# What kind of rescue dog would you want to add to your pack?



## St. Quiteria (Mar 23, 2015)

If you could adopt another, what kind would it be? 

As for me, I'd love to rescue an older chihuahua or a mix thereof. They are so cut. He/she would be mostly for my mother who has mobility issues and spends a lot of time in a chair. She lives with us.

Alas, it would take a lot to get my hubs to go for a third dog. It's a miracle he agreed to a second one. Maybe in a few years down the road. I'm dog-braking hubs in slow.


----------



## Foxes&Hounds (Jun 7, 2014)

Podencos, lurchers and longdogs! My favourites 

I quite like husky mixes and there are so many of them in rescue at the moment 
I've alsalso been seriously considering a chinese crested at some point...


----------



## CptJack (Jun 3, 2012)

If I could adopt another, right now, I would get a small, senior dog of some sort. I wouldn't want another high energy, young, drivey/sporty dog, but a tiny sweet senior of some stripe? Yes, in a heartbeat.


----------



## jade5280 (Feb 20, 2013)

There's a GSP rescue near me and I'm so tempted. Like I really need a freakin' GSP!


----------



## Remaru (Mar 16, 2014)

I would personally love a sight hound of some sort. I love the idea of a lurcher (I blame you for this Foxes&Hounds LOL).

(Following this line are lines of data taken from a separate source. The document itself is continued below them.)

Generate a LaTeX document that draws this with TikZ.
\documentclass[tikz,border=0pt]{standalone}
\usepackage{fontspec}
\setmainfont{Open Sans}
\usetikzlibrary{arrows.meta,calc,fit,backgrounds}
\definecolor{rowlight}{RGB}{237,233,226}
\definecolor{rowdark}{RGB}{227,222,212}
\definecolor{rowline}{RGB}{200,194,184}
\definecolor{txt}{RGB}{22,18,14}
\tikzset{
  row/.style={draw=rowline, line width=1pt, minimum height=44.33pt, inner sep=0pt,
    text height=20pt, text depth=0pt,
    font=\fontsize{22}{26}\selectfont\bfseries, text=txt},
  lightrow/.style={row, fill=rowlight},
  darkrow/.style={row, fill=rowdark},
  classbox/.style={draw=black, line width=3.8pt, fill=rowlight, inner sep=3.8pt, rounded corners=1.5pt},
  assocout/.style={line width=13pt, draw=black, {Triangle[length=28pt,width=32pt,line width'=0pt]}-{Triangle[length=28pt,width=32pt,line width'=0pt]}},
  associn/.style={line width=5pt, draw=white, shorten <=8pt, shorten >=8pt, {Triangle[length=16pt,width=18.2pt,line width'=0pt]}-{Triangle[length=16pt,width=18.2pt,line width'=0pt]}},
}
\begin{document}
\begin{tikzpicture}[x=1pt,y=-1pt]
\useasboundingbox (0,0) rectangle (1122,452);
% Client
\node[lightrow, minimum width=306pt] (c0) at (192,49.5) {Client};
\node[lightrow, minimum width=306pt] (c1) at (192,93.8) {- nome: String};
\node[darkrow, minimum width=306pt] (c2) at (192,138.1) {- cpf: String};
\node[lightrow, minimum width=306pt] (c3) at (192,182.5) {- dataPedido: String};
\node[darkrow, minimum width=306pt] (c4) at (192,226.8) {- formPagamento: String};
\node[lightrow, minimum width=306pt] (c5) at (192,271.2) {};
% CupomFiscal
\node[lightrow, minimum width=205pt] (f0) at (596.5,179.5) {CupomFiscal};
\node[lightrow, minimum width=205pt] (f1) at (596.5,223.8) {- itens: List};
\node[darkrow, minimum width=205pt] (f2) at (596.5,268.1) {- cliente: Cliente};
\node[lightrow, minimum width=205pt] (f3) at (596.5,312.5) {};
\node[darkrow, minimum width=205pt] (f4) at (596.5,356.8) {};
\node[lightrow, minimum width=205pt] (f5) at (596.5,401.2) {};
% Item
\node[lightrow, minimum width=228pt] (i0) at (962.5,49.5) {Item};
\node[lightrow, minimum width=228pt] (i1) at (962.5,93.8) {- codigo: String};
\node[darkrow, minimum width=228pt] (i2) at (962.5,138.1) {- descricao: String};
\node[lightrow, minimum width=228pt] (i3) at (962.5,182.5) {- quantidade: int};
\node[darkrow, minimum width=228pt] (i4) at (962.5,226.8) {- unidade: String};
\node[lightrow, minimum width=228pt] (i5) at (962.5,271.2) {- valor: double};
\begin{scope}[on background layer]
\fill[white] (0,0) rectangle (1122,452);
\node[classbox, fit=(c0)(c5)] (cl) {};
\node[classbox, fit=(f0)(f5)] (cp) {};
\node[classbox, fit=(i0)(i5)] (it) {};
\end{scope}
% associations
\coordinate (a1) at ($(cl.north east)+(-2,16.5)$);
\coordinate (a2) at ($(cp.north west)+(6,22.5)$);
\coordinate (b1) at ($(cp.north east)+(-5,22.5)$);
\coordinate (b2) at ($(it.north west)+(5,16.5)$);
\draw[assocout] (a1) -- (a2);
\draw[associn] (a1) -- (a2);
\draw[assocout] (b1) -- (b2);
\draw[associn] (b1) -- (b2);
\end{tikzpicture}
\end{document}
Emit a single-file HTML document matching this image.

There are some lovely Staghounds that pop up in rescues from time to time but Lurchers are super rare in the US. I've considered rescue greys but right now it just isn't really an option for us to add another dog that would be primarily my responsibility. I know my son and hubby would both do just about anything to add an American Bulldog or AB mix. Since Duke passed they have both desperately wanted another. My son still comes to me at least once a week because he can't sleep he misses his dog so much. He loves Magic but she isn't Duke. I have avoided it because I don't think it is fair, another AB isn't going to be Duke and everyone is going to wind up with their hearts broken.


----------



## chimunga (Aug 29, 2014)

I have a friend with a retired Sled Dog. He's a husky mix. He was 5 when she got him, and he's just super mellow and cuddly. I'd like an adult dog like that.


----------



## chimunga (Aug 29, 2014)

Remaru said:


> I would personally love a sight hound of some sort. I love the idea of a lurcher (I blame you for this Foxes&Hounds LOL). There are some lovely Staghounds that pop up in rescues from time to time but Lurchers are super rare in the US. I've considered rescue greys but right now it just isn't really an option for us to add another dog that would be primarily my responsibility. I know my son and hubby would both do just about anything to add an American Bulldog or AB mix. Since Duke passed they have both desperately wanted another. My son still comes to me at least once a week because he can't sleep he misses his dog so much. He loves Magic but she isn't Duke. I have avoided it because I don't think it is fair, another AB isn't going to be Duke and everyone is going to wind up with their hearts broken.


Someday I'm going to get a rescue sighthound of some sort. I'd like a retired greyhound.


----------



## Laurelin (Nov 2, 2006)

Right now I'd go for a young Australian Cattle Dog mix that's in a local shelter.


----------



## Amaryllis (Dec 28, 2011)

Beagle. All day long, beagle.


----------



## Remaru (Mar 16, 2014)

chimunga said:


> Someday I'm going to get a rescue sighthound of some sort. I'd like a retired greyhound.


They are just so sweet and seem so, I don't know I guess gentle and at ease. Everyone I have met with a retired greyhound talks about how wonderful they are. I really did fall for a young staghound but she was unfortunately not safe with small dogs or cats and I have both. Maybe in the future I will find the right one.


----------



## Emavo (Mar 29, 2015)

I think I'd like to give a Border Collie a go.


----------



## Alla (Mar 25, 2015)

This one.

https://www.petfinder.com/petdetail/32029405/


----------



## So Cavalier (Jul 23, 2010)

Something small and fluffy.


----------



## luv mi pets (Feb 5, 2012)

I think my pack of 12 is big enough, so I think I am good for now. 

But... due to Foxes&hounds posting pictures of her lurchers I might be tempted to go to a baker's dozen.


----------



## pandification (Apr 15, 2014)

If I could, I'd probably adopt a senior dog. Kratos is enough high energy for my current life time and the ones to come.. Hahah. 

I'd love to get another bully breed. I'm fond of them. Or maybe a small dog. 

I definitely want a senior at some point though. Or a dog that had spent a while in a shelter.. One that has been waiting for a while. Because they deserve a home.


----------